- [Stated goal]
Among the lines of the listing below, retype exactly those from the one containing "Write a Python" through the one containing "import plotly.graph_objects as go", both included. Do not include pictures.

- [Data to process]
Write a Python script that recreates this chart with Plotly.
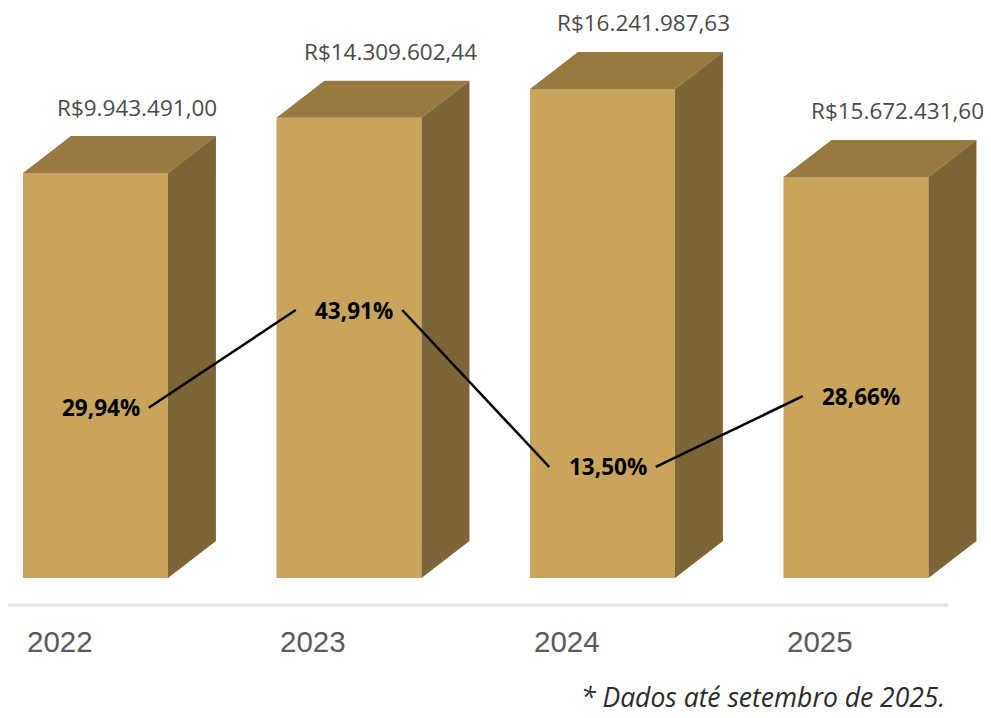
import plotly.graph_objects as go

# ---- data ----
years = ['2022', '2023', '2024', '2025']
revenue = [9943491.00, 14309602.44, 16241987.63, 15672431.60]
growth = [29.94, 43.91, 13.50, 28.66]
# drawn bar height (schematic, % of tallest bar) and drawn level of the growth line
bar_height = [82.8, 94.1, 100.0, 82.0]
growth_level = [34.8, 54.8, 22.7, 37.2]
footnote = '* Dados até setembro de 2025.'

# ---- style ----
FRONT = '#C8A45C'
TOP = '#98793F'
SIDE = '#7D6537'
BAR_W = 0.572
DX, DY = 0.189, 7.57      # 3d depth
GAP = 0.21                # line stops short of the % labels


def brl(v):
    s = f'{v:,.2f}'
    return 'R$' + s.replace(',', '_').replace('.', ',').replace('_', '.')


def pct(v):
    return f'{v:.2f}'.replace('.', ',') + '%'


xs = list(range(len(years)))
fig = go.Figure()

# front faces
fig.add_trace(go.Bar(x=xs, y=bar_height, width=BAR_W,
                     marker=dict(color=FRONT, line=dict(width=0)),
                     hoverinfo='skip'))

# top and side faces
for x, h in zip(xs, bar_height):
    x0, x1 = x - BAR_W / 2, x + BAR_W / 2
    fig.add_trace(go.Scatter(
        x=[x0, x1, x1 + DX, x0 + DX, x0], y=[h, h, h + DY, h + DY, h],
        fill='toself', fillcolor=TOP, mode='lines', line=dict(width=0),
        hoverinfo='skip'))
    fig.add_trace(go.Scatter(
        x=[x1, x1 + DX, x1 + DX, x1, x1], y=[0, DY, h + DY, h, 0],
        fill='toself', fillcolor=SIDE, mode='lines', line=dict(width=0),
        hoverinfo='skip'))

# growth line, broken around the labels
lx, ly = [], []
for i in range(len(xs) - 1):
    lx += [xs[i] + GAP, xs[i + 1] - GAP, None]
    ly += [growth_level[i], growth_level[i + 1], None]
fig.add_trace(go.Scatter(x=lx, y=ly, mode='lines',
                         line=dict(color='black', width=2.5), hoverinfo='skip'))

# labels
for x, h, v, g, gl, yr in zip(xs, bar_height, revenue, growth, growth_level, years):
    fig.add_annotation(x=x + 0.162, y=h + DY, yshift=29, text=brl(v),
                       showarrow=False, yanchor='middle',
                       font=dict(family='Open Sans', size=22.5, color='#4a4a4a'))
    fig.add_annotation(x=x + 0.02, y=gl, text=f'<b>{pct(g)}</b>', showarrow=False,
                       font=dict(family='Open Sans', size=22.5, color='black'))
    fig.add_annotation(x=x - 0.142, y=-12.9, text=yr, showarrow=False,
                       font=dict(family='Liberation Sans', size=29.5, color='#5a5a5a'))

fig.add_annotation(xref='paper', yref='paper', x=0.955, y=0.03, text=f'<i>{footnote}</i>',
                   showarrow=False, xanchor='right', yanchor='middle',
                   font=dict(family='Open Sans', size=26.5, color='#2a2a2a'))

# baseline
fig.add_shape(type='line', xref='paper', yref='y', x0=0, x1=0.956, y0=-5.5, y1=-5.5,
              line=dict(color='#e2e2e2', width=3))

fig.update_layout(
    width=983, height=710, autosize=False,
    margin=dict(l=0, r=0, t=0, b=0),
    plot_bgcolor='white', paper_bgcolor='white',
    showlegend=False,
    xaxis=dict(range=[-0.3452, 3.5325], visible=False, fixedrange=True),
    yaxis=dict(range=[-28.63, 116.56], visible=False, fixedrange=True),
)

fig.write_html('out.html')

---

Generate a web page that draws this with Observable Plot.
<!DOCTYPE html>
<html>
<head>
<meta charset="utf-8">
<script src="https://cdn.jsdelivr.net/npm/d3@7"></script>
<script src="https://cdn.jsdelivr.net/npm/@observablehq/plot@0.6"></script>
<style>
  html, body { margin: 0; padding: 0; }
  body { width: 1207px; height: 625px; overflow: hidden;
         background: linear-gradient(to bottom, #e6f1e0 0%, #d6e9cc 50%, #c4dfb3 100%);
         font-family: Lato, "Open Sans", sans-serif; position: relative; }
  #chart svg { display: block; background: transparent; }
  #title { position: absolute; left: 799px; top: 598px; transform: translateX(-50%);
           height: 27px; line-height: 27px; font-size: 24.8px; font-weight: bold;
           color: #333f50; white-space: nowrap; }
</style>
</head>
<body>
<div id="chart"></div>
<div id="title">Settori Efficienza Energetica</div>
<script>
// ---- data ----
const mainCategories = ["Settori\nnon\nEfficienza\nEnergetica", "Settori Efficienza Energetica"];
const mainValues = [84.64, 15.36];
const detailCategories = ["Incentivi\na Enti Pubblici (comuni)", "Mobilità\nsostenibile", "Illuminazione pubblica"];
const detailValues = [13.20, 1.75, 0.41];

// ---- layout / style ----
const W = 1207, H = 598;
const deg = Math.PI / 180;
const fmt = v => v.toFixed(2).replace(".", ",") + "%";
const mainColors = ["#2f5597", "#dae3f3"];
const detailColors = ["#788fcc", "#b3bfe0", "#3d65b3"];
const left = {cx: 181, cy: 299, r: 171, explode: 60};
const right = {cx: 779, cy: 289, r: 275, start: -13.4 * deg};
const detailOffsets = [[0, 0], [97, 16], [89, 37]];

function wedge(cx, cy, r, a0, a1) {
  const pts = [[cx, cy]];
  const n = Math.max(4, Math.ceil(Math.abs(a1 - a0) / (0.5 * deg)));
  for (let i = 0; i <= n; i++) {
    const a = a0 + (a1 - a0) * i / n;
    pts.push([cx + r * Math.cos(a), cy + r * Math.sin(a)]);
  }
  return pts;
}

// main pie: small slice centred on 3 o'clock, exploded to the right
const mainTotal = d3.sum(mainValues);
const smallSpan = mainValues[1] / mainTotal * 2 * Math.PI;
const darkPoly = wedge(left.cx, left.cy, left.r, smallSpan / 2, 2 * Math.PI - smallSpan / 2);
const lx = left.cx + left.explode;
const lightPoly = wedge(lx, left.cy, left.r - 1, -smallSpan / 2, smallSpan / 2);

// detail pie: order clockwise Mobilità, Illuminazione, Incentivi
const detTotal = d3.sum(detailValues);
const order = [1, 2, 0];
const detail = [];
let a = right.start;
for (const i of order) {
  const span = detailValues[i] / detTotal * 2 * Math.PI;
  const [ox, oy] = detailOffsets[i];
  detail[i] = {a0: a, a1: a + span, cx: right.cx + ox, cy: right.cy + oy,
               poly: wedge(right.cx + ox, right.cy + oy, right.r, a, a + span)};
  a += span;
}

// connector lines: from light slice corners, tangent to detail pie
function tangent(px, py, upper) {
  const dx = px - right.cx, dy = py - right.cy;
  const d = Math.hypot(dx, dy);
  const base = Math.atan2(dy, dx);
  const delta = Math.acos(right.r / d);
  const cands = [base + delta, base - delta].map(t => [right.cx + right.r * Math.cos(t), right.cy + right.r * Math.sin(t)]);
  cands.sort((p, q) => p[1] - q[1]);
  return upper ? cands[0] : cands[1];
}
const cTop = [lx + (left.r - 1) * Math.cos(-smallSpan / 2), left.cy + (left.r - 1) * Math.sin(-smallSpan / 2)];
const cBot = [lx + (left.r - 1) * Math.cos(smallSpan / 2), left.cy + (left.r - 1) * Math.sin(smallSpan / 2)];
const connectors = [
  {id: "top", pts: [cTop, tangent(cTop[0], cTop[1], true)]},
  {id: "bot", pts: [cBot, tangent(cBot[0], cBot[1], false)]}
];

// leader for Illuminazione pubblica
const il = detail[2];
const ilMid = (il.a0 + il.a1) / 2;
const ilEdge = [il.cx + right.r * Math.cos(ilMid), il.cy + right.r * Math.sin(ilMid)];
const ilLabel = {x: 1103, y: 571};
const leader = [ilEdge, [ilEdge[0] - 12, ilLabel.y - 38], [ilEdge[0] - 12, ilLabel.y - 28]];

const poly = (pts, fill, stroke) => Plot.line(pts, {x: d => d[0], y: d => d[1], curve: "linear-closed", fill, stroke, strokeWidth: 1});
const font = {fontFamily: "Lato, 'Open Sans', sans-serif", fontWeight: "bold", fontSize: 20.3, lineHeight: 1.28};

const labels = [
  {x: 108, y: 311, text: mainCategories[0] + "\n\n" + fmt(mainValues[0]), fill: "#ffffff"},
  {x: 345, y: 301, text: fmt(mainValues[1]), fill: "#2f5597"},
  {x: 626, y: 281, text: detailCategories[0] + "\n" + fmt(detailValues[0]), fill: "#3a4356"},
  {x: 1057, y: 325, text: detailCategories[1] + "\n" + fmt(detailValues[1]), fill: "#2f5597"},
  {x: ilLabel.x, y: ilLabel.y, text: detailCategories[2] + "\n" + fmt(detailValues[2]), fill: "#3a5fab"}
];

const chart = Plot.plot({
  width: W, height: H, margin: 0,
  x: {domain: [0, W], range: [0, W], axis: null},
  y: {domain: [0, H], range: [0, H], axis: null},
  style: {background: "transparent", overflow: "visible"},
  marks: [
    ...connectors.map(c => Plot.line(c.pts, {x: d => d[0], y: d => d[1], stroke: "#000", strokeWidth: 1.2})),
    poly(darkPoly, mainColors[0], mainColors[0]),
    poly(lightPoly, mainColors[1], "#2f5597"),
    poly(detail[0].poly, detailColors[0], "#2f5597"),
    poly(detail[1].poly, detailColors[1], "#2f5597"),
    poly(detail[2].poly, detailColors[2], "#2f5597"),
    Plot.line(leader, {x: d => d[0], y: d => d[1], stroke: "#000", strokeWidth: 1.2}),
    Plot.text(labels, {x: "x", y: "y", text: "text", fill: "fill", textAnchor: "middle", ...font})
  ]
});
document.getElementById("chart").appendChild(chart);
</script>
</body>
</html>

- [Expected answer]
Write a Python script that recreates this chart with Plotly.
import plotly.graph_objects as go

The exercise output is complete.